-- Data records start --

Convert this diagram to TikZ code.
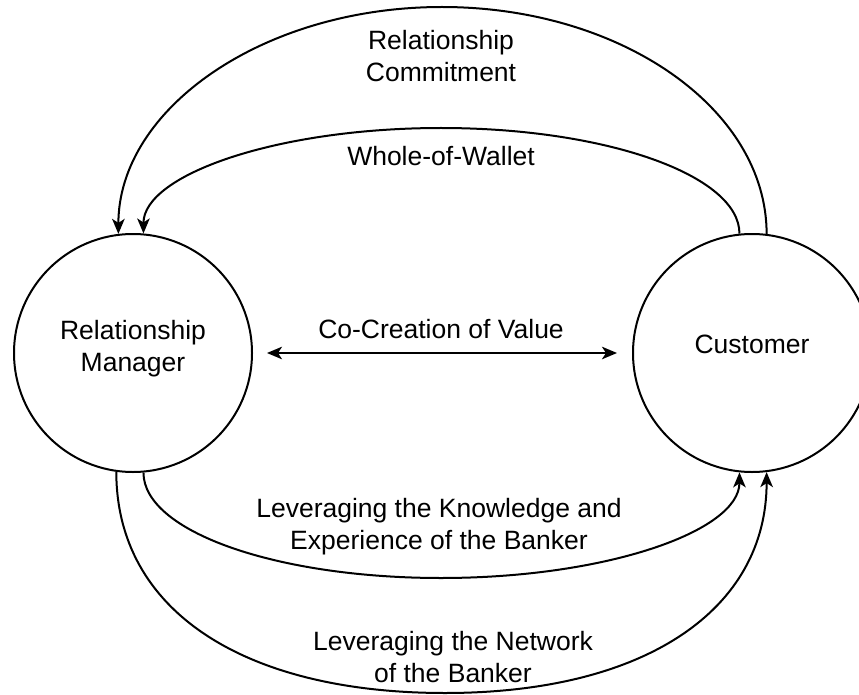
\documentclass[tikz,border=0pt]{standalone}
\usepackage{fontspec}
\setmainfont{Liberation Sans}
\usetikzlibrary{arrows.meta}
\begin{document}
\begin{tikzpicture}[x=1pt,y=-1pt,
  line width=2pt,
  >={Stealth[length=15pt,width=12.5pt,inset=4pt]},
  party/.style={circle,draw,minimum size=238pt,inner sep=0pt,align=center,font=\fontsize{26.5}{32}\selectfont},
  lbl/.style={align=center,inner sep=0pt,font=\fontsize{26.5}{32}\selectfont,text height=19pt,text depth=6pt},
  lbltwo/.style={lbl,text height=51pt},
  flow/.style={draw,->}]
\useasboundingbox (0,0) rectangle (859,695);
\node[party,text height=51pt,text depth=15pt] (rm) at (133,353) {Relationship\\Manager};
\node[party,text height=19pt,text depth=19pt] (cu) at (752,353) {Customer};

\node[lbltwo] (lrc) at (441,59.5) {Relationship\\Commitment};
\node[lbl] (lww) at (441,159.5) {Whole-of-Wallet};
\node[lbl] (lcc) at (441,331.5) {Co-Creation of Value};
\node[lbltwo] (lkn) at (439,526.5) {Leveraging the Knowledge and\\Experience of the Banker};
\node[lbltwo] (lnw) at (453,659.5) {Leveraging the Network\\of the Banker};

\coordinate (topO) at (442,7);
\coordinate (topI) at (441,128);
\coordinate (botI) at (441,578);
\coordinate (botO) at (445,693);

\draw[flow] (cu.83) .. controls +(0,-125) and +(179,0) .. (topO) .. controls +(-179,0) and +(0,-125) .. (rm.97);
\draw[flow] (cu.96) .. controls +(0,-58.5) and +(164.5,0) .. (topI) .. controls +(-164.5,0) and +(0,-58.5) .. (rm.85);
\draw[flow] (rm.275) .. controls +(0,59) and +(-164.5,0) .. (botI) .. controls +(164.5,0) and +(0,59) .. (cu.264);
\draw[flow] (rm.262) .. controls +(0,139) and +(-201,0) .. (botO) .. controls +(201,0) and +(0,137) .. (cu.277);
\draw[<->,shorten <=14pt,shorten >=15pt] (rm) -- (cu);
\end{tikzpicture}
\end{document}
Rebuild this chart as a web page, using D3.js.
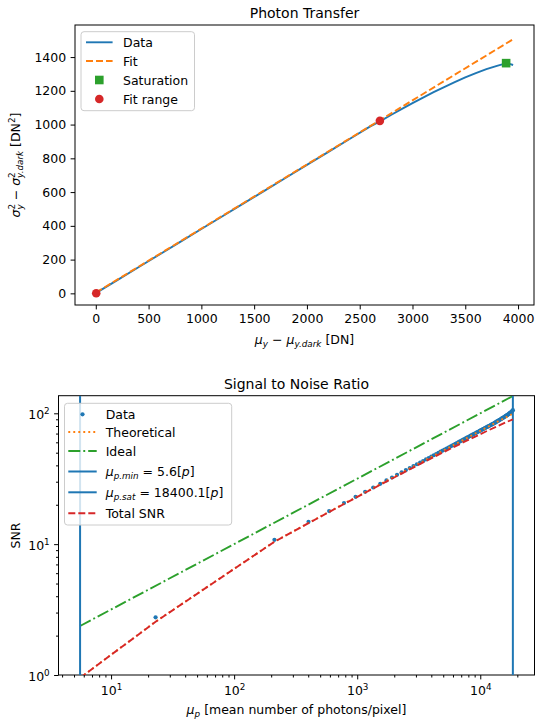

-- Data records end --

◆ What is being asked
Write out the records above exactly as they appear, leaving out any pictures.

◆ Solved problem
Convert this diagram to TikZ code.
\documentclass[tikz,border=0pt]{standalone}
\usepackage{fontspec}
\setmainfont{Liberation Sans}
\usetikzlibrary{arrows.meta}
\begin{document}
\begin{tikzpicture}[x=1pt,y=-1pt,
  line width=2pt,
  >={Stealth[length=15pt,width=12.5pt,inset=4pt]},
  party/.style={circle,draw,minimum size=238pt,inner sep=0pt,align=center,font=\fontsize{26.5}{32}\selectfont},
  lbl/.style={align=center,inner sep=0pt,font=\fontsize{26.5}{32}\selectfont,text height=19pt,text depth=6pt},
  lbltwo/.style={lbl,text height=51pt},
  flow/.style={draw,->}]
\useasboundingbox (0,0) rectangle (859,695);
\node[party,text height=51pt,text depth=15pt] (rm) at (133,353) {Relationship\\Manager};
\node[party,text height=19pt,text depth=19pt] (cu) at (752,353) {Customer};

\node[lbltwo] (lrc) at (441,59.5) {Relationship\\Commitment};
\node[lbl] (lww) at (441,159.5) {Whole-of-Wallet};
\node[lbl] (lcc) at (441,331.5) {Co-Creation of Value};
\node[lbltwo] (lkn) at (439,526.5) {Leveraging the Knowledge and\\Experience of the Banker};
\node[lbltwo] (lnw) at (453,659.5) {Leveraging the Network\\of the Banker};

\coordinate (topO) at (442,7);
\coordinate (topI) at (441,128);
\coordinate (botI) at (441,578);
\coordinate (botO) at (445,693);

\draw[flow] (cu.83) .. controls +(0,-125) and +(179,0) .. (topO) .. controls +(-179,0) and +(0,-125) .. (rm.97);
\draw[flow] (cu.96) .. controls +(0,-58.5) and +(164.5,0) .. (topI) .. controls +(-164.5,0) and +(0,-58.5) .. (rm.85);
\draw[flow] (rm.275) .. controls +(0,59) and +(-164.5,0) .. (botI) .. controls +(164.5,0) and +(0,59) .. (cu.264);
\draw[flow] (rm.262) .. controls +(0,139) and +(-201,0) .. (botO) .. controls +(201,0) and +(0,137) .. (cu.277);
\draw[<->,shorten <=14pt,shorten >=15pt] (rm) -- (cu);
\end{tikzpicture}
\end{document}
Rebuild this chart as a web page, using D3.js.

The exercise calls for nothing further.